Dataset section:
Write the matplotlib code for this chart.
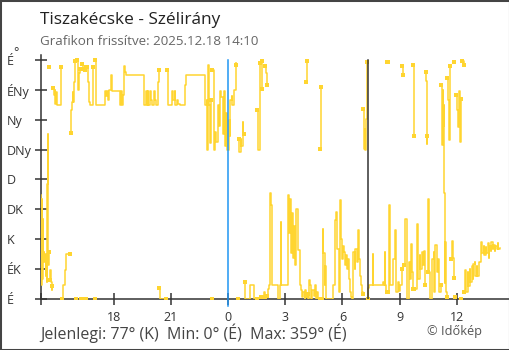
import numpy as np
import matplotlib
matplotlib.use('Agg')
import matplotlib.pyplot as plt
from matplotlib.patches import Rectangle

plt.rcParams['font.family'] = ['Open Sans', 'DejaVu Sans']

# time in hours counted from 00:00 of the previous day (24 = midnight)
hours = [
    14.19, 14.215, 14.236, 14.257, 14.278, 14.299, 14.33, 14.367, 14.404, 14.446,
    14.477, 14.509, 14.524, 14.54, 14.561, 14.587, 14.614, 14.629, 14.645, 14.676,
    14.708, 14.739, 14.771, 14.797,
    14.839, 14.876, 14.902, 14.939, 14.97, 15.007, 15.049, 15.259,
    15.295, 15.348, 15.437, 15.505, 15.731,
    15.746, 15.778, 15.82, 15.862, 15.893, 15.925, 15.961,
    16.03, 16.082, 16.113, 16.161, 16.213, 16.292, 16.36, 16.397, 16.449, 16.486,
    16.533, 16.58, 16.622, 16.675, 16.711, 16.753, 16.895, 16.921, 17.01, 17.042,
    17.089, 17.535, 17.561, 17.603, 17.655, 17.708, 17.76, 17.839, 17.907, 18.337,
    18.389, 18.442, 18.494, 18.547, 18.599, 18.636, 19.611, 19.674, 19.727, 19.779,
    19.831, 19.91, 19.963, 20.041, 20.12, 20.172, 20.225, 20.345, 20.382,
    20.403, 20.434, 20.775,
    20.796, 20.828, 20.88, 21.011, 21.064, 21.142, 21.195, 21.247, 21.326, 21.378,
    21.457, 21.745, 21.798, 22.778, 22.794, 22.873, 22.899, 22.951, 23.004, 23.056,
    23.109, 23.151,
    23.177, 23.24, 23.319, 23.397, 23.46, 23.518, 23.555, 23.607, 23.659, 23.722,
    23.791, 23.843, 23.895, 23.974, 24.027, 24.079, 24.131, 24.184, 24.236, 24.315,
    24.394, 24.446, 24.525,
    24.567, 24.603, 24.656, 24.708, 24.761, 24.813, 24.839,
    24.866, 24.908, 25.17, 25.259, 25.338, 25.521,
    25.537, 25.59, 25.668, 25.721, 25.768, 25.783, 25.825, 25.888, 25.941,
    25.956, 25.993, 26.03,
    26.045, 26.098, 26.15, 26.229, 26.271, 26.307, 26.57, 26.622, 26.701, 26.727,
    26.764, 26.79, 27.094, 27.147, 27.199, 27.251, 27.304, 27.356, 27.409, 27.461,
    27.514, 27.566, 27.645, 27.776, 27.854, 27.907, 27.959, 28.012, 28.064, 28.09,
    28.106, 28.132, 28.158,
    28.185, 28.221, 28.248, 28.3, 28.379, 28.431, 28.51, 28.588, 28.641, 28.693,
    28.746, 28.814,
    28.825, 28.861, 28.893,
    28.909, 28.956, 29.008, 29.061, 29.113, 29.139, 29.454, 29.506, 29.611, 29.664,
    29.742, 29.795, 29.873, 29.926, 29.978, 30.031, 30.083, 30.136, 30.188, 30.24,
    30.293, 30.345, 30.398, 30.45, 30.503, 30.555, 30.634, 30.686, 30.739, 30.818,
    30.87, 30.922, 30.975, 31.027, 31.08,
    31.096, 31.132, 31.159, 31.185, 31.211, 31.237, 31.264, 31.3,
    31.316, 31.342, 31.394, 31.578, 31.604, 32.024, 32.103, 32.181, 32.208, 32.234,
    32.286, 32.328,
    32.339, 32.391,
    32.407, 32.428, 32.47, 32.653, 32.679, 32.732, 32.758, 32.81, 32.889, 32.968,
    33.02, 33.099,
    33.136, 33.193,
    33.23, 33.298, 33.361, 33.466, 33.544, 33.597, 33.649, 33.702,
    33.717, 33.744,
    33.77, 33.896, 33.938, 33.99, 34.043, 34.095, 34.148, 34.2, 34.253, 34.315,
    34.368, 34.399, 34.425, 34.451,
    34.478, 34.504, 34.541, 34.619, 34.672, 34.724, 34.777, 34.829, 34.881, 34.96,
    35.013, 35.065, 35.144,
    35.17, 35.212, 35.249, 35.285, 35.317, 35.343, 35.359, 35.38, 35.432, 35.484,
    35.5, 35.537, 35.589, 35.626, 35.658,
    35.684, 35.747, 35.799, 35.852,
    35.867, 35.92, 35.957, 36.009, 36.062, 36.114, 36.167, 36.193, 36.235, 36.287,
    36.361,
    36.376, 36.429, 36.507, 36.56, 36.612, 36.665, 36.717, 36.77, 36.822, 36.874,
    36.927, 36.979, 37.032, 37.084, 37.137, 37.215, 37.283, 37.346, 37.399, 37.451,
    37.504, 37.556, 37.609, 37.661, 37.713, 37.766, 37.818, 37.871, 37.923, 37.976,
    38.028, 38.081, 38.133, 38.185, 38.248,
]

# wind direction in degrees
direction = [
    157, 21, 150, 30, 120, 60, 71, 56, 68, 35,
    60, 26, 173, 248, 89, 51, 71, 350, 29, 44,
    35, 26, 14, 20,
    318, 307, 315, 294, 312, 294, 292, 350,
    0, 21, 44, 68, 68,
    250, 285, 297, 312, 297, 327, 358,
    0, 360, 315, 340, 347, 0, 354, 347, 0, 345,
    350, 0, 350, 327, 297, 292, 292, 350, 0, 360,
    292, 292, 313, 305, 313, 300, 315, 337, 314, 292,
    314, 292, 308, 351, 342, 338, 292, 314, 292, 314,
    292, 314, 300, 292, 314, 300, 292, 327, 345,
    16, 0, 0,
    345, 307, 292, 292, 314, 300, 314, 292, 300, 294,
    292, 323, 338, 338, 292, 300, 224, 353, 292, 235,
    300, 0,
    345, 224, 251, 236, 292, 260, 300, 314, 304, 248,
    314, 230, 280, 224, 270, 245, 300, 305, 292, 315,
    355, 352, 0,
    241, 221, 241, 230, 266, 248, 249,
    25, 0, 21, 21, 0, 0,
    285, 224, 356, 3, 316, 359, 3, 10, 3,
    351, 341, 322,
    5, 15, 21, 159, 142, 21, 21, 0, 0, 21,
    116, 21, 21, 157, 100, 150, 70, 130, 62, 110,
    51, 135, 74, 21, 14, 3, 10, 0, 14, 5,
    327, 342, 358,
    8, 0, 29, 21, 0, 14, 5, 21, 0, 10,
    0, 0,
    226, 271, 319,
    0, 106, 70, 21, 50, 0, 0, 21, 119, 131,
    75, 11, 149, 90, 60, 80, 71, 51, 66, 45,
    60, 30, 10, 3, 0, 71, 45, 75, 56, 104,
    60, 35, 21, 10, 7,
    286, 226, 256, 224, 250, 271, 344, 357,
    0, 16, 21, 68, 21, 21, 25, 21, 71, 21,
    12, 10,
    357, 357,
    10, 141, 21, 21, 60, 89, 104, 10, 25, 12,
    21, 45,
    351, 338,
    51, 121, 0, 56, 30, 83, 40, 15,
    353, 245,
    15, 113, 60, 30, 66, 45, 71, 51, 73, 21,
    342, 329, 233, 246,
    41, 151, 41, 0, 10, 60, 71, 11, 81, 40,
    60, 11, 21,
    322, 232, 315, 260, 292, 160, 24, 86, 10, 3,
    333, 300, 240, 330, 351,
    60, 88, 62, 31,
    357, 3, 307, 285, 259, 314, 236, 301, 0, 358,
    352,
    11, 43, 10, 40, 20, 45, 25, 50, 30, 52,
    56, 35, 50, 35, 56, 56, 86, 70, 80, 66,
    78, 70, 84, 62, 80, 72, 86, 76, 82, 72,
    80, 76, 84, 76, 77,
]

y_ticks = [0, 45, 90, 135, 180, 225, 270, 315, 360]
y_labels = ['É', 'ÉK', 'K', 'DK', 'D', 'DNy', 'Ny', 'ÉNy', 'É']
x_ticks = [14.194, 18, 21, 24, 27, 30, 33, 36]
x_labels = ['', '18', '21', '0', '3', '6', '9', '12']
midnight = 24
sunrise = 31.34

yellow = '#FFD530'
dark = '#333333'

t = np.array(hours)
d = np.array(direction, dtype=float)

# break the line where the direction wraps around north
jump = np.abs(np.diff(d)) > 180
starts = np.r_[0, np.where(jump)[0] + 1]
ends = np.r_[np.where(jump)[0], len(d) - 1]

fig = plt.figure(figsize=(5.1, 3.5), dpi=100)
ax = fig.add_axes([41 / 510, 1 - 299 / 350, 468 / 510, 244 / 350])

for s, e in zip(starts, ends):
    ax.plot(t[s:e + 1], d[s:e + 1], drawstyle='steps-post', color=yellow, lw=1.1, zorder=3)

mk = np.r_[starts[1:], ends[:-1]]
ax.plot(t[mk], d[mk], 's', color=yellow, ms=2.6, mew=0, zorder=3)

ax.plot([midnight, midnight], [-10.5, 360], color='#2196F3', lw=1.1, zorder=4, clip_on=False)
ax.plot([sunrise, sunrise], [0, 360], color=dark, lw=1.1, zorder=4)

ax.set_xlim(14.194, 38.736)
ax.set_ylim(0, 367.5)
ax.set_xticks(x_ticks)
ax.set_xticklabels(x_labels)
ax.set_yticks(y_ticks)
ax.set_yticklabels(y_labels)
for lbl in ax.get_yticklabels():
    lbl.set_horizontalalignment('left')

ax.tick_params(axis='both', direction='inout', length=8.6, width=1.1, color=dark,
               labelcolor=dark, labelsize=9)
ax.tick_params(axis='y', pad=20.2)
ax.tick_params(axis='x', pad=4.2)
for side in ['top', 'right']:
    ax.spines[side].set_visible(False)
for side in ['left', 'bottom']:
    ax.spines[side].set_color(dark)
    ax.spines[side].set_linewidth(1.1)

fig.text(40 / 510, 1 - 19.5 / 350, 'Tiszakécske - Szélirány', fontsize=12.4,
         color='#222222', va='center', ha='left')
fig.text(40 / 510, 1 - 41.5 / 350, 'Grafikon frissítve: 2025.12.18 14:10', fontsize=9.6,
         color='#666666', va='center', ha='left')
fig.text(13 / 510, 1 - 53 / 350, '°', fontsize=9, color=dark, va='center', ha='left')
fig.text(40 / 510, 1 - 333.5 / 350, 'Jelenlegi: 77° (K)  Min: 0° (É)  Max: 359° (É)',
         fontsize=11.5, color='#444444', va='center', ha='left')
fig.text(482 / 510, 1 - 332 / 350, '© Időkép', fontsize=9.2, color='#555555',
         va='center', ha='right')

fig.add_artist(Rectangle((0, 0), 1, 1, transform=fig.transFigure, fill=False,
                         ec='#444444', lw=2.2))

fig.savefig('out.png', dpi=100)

What is being asked:
Exactly restate the lines from the beginning of the data through the line with "plt.rcParams['font.family'] = ['Open", and no others, keeping pictures out.

Correct result:
Write the matplotlib code for this chart.
import numpy as np
import matplotlib
matplotlib.use('Agg')
import matplotlib.pyplot as plt
from matplotlib.patches import Rectangle

plt.rcParams['font.family'] = ['Open Sans', 'DejaVu Sans']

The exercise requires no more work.